OIS - MOSAIQ - changing RTF to plain text

Once again I would appreciate help if one of the SQL gurus can assist.

In my MSSQL database (MOSAIQ_REPORT_SERVER) there is a table ({Notes}) which contains a field ({Notes.notes}) of the memo type. It holds long text entries and they are formatted using RTF. I am able to successfully identify the notes that I want.

So, what was entered as this in the GUI (which I have no influence over):

DOB: 8.7.1839 - 51yo
SOUTHERN IML: 31.12.2016
WOLLONGONG DIAGNOSTICS

Comes out as this:

{\rtf1\ansi\ansicpg1252\deff0\deflang1033{\fonttbl{\f0\fnil\fcharset0 Arial;}}\viewkind4\uc1\pard\fs18 DOB: 8.7.1839 - 51yo\par
\par
SOUTHERN IML: 31.12.2016\par
\par
WOLLONGONG DIAGNOSTICS\par }

I have found code that apparently will return the text to a plain format, but it defines a SQL function to be added to your database. The code is found here.

Obviously I don’t want to be playing around with my departmental database! So is there some way of using this SQL code inside a workflow object to allow identified RTF text inputs to be outputted as plain text?

Many thanks for any help.

A

Hi @AAM,

you could use the TiKa parser Node. It extracts text from rft documents.

Best regards
Andrew

2 Likes

Hi there @AAM,

when you say “comes out as this” where does it come out? In KNIME when you read it or?

Br,
Ivan

I mean that the output of the extraction looks like this:

While the view in the GUI shows:

DOB: 25.2.1962 - 50yo
SOUTHERN IML: CYTO - 5.10.2012

Hope this answers the question,

A

Dear Andrew,

Unfortunately I don’t seem to be able to put TiKa into the workflow.

The output from my database query has a field that contains text with RTF control characters. I think that I am looking for something like the String Manipulation node where a column is specified for the transformation to take place to return plain text.

There is an instance of the field in the post above this one.

Hi @AAM,

Not really :smiley: I’m wondering where is this output and how is it KNIME connected?

Br,
Ivan

It is the output from a DB Query node that SELECTs a field “Notes”.“notes” FROM “Notes” into the output.

It is the first step of the extraction process. No manipulation has occurred.

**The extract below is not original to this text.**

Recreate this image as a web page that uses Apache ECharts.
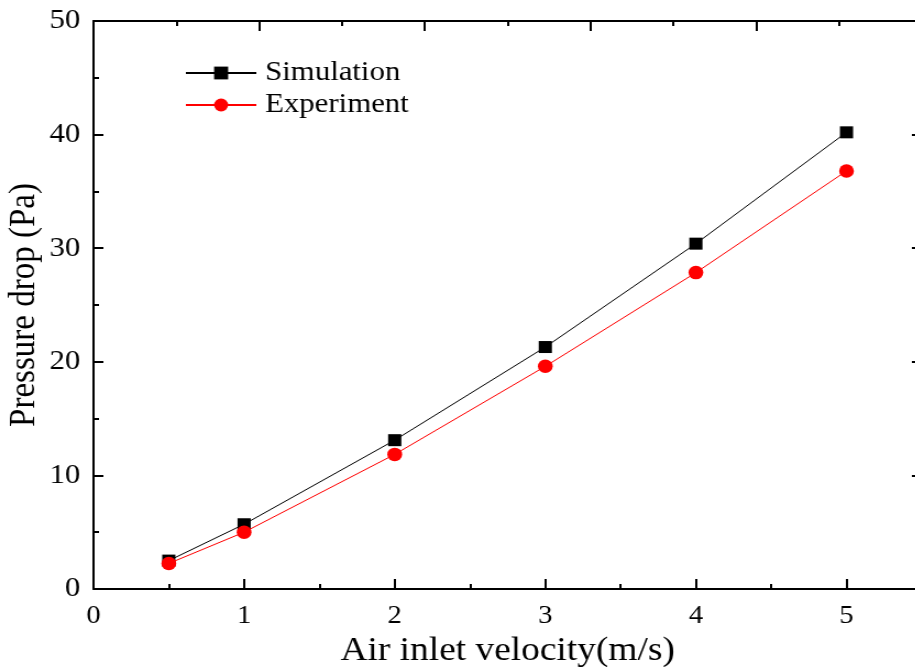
<!DOCTYPE html>
<html>
<head>
<meta charset="utf-8">
<title>Pressure drop</title>
<script src="https://cdn.jsdelivr.net/npm/echarts@6/dist/echarts.min.js"></script>
<style>
  html, body { margin: 0; padding: 0; background: #fff; overflow: hidden; }
  #chart {
    width: 832px;
    height: 667px;
    transform: scaleX(1.1);
    transform-origin: left top;
  }
</style>
</head>
<body>
<div id="chart"></div>
<script>
// velocities (m/s)
const velocity = [0.5, 1, 2, 3, 4, 5]
// pressure drop (Pa)
const simulation = [2.5, 5.7, 13.1, 21.3, 30.4, 40.2]
const experiment = [2.25, 5.0, 11.85, 19.6, 27.85, 36.8]

const font = '"Liberation Serif", "Times New Roman", serif'

const chart = echarts.init(document.getElementById('chart'))

const option = {
  animation: false,
  backgroundColor: '#fff',
  legend: {
    orient: 'vertical',
    left: 168,
    top: 57,
    padding: 0,
    itemWidth: 64,
    itemHeight: 16,
    itemGap: 0,
    textStyle: {
      fontFamily: font,
      fontSize: 28,
      lineHeight: 32,
      padding: [0, 0, 0, 3],
      color: '#000'
    },
    data: ['Simulation', 'Experiment']
  },
  grid: {
    left: 85,
    right: -6,
    top: 21,
    bottom: 78,
    outerBoundsMode: 'none'
  },
  xAxis: [{
    type: 'value',
    position: 'bottom',
    min: 0,
    max: 5.5,
    interval: 1,
    name: 'Air inlet velocity(m/s)',
    nameLocation: 'middle',
    nameGap: 45,
    nameMoveOverlap: false,
    nameTextStyle: { fontFamily: font, fontSize: 34, color: '#000' },
    axisLine: { show: true, onZero: false, lineStyle: { color: '#000', width: 2 } },
    axisTick: { show: true, inside: true, length: 10, lineStyle: { color: '#000', width: 2 } },
    axisLabel: {
      showMaxLabel: false,
      margin: 14,
      fontFamily: font,
      fontSize: 26,
      color: '#000'
    },
    splitLine: { show: false }
  }, {
    // half-step ticks along the bottom
    type: 'value',
    position: 'bottom',
    min: 0,
    max: 5.5,
    interval: 0.5,
    axisLine: { show: false },
    axisTick: { show: true, inside: true, length: 5, lineStyle: { color: '#000', width: 2 } },
    axisLabel: { show: false },
    splitLine: { show: false }
  }, {
    type: 'value',
    position: 'top',
    min: 0,
    max: 5,
    interval: 1,
    axisLine: { show: true, onZero: false, lineStyle: { color: '#000', width: 2 } },
    axisTick: { show: true, inside: true, length: 10, lineStyle: { color: '#000', width: 2 } },
    minorTick: { show: true, splitNumber: 2, length: 5, lineStyle: { color: '#000', width: 2 } },
    axisLabel: { show: false },
    splitLine: { show: false }
  }],
  yAxis: [{
    type: 'value',
    position: 'left',
    min: 0,
    max: 50,
    interval: 10,
    name: 'Pressure drop (Pa)',
    nameLocation: 'middle',
    nameGap: 46,
    nameMoveOverlap: false,
    nameTextStyle: { fontFamily: font, fontSize: 33, color: '#000' },
    axisLine: { show: true, onZero: false, lineStyle: { color: '#000', width: 2 } },
    axisTick: { show: true, inside: true, length: 9, lineStyle: { color: '#000', width: 2 } },
    minorTick: { show: true, splitNumber: 2, length: 5, lineStyle: { color: '#000', width: 2 } },
    axisLabel: {
      margin: 12,
      fontFamily: font,
      fontSize: 28,
      color: '#000'
    },
    splitLine: { show: false }
  }, {
    type: 'value',
    position: 'right',
    min: 0,
    max: 50,
    interval: 10,
    axisLine: { show: true, onZero: false, lineStyle: { color: '#000', width: 2 } },
    axisTick: { show: true, inside: true, length: 9, lineStyle: { color: '#000', width: 2 } },
    axisLabel: { show: false },
    splitLine: { show: false }
  }],
  series: [{
    name: 'Simulation',
    type: 'line',
    data: velocity.map((v, i) => [v, simulation[i]]),
    symbol: 'rect',
    symbolSize: 12,
    itemStyle: { color: '#000' },
    lineStyle: { color: '#000', width: 1 },
    z: 2
  }, {
    name: 'Experiment',
    type: 'line',
    data: velocity.map((v, i) => [v, experiment[i]]),
    symbol: 'circle',
    symbolSize: 13.5,
    itemStyle: { color: '#ff0000' },
    lineStyle: { color: '#ff0000', width: 1 },
    z: 3
  }]
}

chart.setOption(option)
</script>
</body>
</html>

Do you need to see the workflow and output?

A

Hi @AAM,

oh yes, I’m sorry. The TiKa parser unfortunately works on file level. You would have to write the output from the database into a temporary file to read it in again later.

Best regards
Andrew

Hi @AAM,

you can try what @Andrew_Steel is proposing but I would rather prefer (if possible) to read it in KNIME as seen in GUI. Either by manipulating query or by choosing different Input Type Mapping option in connector node. So what is the database type in MySQL(haven’t found memo type to be honest)? And when you read it with DB Query Reader node you have String type I suppose?

Br,
Ivan

Hi @AAM,

I don’t think this is the best solution but it works

ParsRTFwithPython.knwf (9.9 KB)

Best Regards
Andrew

1 Like

Thanks Ivan, the ideas might bring a solution closer!

It’s a MS SQL database.
I’ll check later about it’s type. I know that I can select an option in CRW to deliver plain text, so I’ll have another look there also.

Once again, thank you for the time & effort.

A

Hello @Andrew_Steel

Thank you for the Python workflow. I’ll certainly give it a go soon.

Thanks for the time & effort in searching. Personally I find climbing this learning curve demoralising when alone & invigorating when there is collaboration! I can see my abilities and competence increasing by the day, and that is what keeps me working.

1 Like

This topic was automatically closed 182 days after the last reply. New replies are no longer allowed.